Nas décadas seguintes leccionou na Bayero University, em Kano, na Nigéria, e de seguida na Universidade de Kent, onde obteve o doutoramento em 1982. Actualmente reformado da vida académica, foi nesta última instituição que foi professor de Literaturas Inglesas e Pós-Coloniais.

Como romancista, publicou o seu primeiro livro “Memory of Departure”, em 1987, mas foi com a publicação de “Paradise, em 1994, que se afirmou como um nome a ter em conta no panorama literário internacional. É lá que conta a história de Yusuf, o jovem tanzaniano entregue pelo pai a um mercador para ajudar a pagar as suas dívidas, que lhe valeu a nomeação para o Prémio Booker.

Já a sua obra mais recente, “Afterlives, foi lançada em 2020 e conta a história de Hamza, um jovem que é forçado a ir para a guerra ao lado dos alemães e se torna dependente de um oficial que o explora sexualmente.
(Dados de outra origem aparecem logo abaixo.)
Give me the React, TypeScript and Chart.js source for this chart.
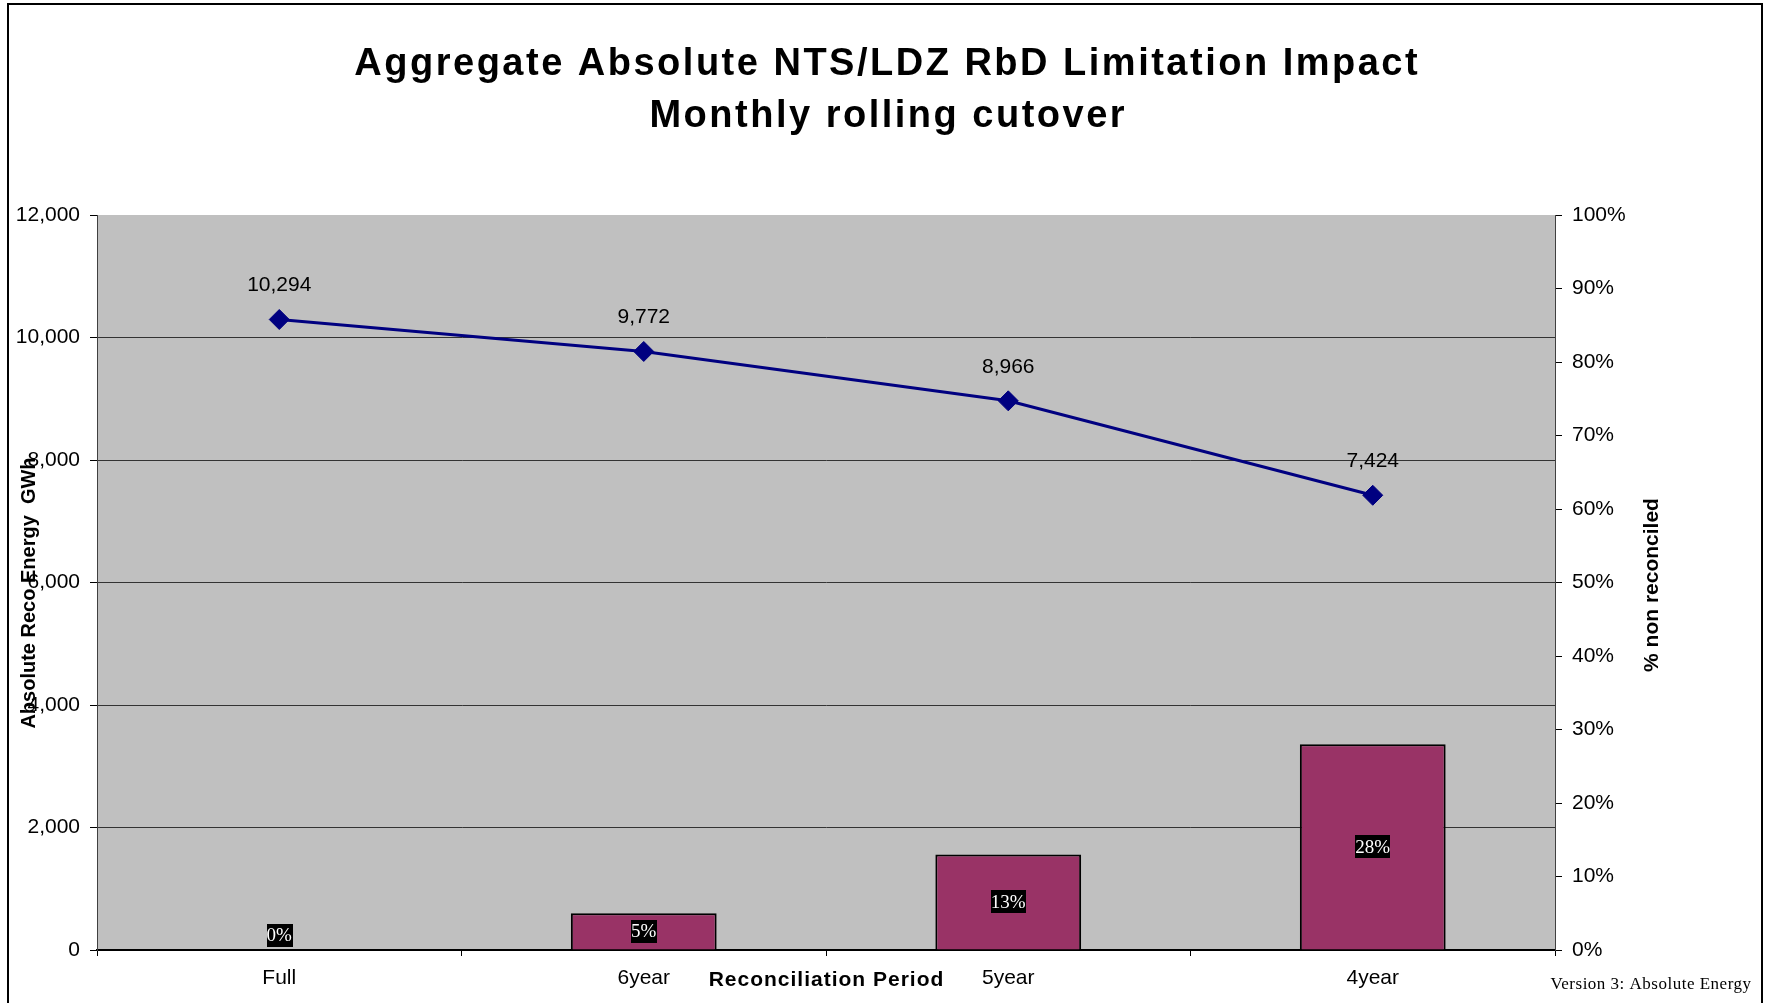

No campo da não ficção, Gurnah é responsável ainda pela obra “Essays on African Writing”, dividida em dois volumes, e por artigos sobre diversos escritores pós-coloniais contemporâneos, nomeadamente V. S. Naipaul, Salman Rushdie e Zoë Wicomb. Foi também o editor de “A Companion to Salman Rushdie” (Cambridge University Press, 2007) e tem assumido as funções de editor colaborador da revista literária britânica Wasafiri, desde 1987.
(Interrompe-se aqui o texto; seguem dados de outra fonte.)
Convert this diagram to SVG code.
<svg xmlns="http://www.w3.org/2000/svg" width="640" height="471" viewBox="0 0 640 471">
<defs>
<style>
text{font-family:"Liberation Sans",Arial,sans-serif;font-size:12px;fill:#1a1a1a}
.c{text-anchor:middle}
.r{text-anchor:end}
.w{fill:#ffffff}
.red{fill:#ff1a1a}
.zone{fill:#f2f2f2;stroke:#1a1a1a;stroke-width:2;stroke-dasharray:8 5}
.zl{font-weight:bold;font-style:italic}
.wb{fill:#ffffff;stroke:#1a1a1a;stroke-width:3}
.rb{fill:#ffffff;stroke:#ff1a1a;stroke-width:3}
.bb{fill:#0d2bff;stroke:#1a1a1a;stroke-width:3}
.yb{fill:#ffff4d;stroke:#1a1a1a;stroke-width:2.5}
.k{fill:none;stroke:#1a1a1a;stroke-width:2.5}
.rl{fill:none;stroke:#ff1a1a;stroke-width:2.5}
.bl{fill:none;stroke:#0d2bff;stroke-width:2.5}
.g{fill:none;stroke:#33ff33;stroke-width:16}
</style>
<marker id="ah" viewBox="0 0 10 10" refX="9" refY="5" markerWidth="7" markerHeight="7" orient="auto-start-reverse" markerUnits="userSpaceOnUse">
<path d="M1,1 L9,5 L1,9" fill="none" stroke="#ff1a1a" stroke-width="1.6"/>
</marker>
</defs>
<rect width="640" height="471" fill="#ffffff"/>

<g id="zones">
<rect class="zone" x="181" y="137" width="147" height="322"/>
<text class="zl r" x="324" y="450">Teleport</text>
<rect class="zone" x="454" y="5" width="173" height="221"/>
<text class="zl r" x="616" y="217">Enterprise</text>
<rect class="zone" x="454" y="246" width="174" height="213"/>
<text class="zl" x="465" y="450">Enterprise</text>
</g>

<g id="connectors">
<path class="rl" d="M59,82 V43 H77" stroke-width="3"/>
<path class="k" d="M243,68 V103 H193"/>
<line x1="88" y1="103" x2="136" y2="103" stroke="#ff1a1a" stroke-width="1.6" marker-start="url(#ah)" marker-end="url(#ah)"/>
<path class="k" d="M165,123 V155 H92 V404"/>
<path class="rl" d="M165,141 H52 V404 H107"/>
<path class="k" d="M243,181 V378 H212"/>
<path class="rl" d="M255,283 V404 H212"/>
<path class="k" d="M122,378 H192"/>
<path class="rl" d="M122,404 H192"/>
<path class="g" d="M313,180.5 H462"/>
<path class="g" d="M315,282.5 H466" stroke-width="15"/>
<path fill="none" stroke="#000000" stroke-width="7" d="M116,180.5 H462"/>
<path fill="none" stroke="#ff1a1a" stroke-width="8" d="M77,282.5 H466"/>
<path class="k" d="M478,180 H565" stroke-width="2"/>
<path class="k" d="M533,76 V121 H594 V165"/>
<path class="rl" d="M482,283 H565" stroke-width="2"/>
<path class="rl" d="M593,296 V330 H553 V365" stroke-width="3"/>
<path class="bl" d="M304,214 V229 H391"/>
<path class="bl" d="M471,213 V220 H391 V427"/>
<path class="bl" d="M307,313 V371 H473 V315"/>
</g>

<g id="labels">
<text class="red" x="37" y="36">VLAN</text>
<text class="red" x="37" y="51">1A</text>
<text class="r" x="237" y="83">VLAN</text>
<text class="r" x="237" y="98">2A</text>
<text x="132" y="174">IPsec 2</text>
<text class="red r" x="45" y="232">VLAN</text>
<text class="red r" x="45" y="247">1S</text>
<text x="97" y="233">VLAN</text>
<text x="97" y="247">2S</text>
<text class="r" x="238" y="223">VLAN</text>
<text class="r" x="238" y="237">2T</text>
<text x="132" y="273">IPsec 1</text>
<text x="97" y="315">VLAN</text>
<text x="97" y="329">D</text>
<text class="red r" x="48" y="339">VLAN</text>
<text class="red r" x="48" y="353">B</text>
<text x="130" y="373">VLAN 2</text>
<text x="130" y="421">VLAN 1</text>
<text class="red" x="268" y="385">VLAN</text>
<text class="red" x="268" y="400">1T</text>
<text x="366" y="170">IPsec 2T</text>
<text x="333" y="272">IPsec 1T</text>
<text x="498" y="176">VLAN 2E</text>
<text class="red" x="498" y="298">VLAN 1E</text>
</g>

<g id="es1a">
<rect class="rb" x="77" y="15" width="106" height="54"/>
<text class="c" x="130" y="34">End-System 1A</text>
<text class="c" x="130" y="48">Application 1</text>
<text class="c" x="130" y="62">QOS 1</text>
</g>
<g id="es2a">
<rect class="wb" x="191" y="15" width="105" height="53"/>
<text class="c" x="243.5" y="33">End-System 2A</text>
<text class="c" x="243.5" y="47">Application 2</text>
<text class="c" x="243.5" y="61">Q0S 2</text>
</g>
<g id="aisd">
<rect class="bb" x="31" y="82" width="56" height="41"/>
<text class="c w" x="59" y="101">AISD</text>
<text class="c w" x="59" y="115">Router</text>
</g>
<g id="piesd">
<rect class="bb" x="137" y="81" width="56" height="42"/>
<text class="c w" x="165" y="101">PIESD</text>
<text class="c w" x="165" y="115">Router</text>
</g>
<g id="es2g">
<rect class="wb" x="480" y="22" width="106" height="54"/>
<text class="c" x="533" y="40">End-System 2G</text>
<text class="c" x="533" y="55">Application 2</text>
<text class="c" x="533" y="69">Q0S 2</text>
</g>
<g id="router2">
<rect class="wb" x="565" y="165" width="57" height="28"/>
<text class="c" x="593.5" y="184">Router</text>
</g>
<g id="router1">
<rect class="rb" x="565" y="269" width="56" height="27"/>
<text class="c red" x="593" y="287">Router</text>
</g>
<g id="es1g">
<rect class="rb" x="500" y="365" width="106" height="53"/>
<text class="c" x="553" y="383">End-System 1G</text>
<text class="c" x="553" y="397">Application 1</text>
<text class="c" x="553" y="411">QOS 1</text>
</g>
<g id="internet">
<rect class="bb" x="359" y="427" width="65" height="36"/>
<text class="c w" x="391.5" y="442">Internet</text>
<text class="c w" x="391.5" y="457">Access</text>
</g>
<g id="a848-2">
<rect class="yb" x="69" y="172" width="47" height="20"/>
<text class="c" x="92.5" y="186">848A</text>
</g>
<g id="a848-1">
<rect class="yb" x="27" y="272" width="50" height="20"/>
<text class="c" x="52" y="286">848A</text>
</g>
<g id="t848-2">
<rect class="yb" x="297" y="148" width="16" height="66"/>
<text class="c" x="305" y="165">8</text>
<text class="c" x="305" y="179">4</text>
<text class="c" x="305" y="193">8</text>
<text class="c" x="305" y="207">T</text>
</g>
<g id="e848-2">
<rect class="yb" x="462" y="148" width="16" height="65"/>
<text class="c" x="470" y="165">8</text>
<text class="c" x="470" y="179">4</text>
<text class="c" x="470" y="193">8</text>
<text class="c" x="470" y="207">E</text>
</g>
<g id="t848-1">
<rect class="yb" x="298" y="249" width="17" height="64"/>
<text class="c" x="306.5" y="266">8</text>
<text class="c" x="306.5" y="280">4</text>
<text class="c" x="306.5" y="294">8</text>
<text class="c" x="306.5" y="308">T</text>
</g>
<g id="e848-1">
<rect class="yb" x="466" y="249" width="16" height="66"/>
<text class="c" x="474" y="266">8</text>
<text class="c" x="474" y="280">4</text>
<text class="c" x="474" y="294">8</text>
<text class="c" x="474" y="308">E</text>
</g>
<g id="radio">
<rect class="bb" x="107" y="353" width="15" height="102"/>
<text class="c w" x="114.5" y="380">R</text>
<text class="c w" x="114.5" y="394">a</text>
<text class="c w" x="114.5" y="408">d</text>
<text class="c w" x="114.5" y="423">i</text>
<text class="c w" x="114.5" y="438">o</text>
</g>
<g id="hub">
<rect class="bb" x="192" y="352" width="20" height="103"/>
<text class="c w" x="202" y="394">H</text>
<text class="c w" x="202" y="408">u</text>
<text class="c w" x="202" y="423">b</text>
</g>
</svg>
De acordo com a Academia Sueca, o grosso da obra de Gurnah – que consiste em dez romances e vários contos – debruça-se sobre a condição do refugiado e a dificuldade entre manter a identidade que se carrega e a nova que é preciso criar numa nova terra.

O escritor não tem actualmente obra traduzida disponível em Portugal, contando apenas com um título trazido para o mercado nacional, “Junto ao Mar”, editado pela defunta Difel em 2003.

Abdulrazak Gurnah sucede assim à poetisa norte-americana Louise Glück, laureada em 2020. É também a primeira vez desde 2012 que o Nobel é atribuído a um escritor não europeu ou americano: nesse ano foi Mo Yan, autor chinês, a receber o prémio.

O seu perfil coincide, ainda assim, com o que a Academia Sueca vinha a prometer, pela tentativa de tornar o prémio menos eurocêntrico (sete dos últimos dez premiados são europeus) ou de dar uma outra atenção à literatura escrita por mulheres. Porém, a escolha surge como uma surpresa face às previsões que se iam somando nos dias prévios a esta atribuição. De acordo com as bolsas de apostas, os vencedores mais prováveis eram a francesa Annie Ernaux, o queniano Ngũgĩ wa Thiong’o, o japonês Haruki Murakami e a canadiana Margaret Atwood. No que toca a escritores de expressão portuguesa, o moçambicano Mia Couto era aquele que se afigurava como mais provável para receber o galardão.

Tal como ocorreu em 2020, o Comité do Nobel da Literatura anunciou que os vencedores das diferentes categorias do Nobel não tomarão parte no tradicional jantar que ocorre em Dezembro, em Estocolmo, devido à situação pandémica. Por isso mesmo, a cerimónia de entrega e os discursos dos vencedores são transmitidos.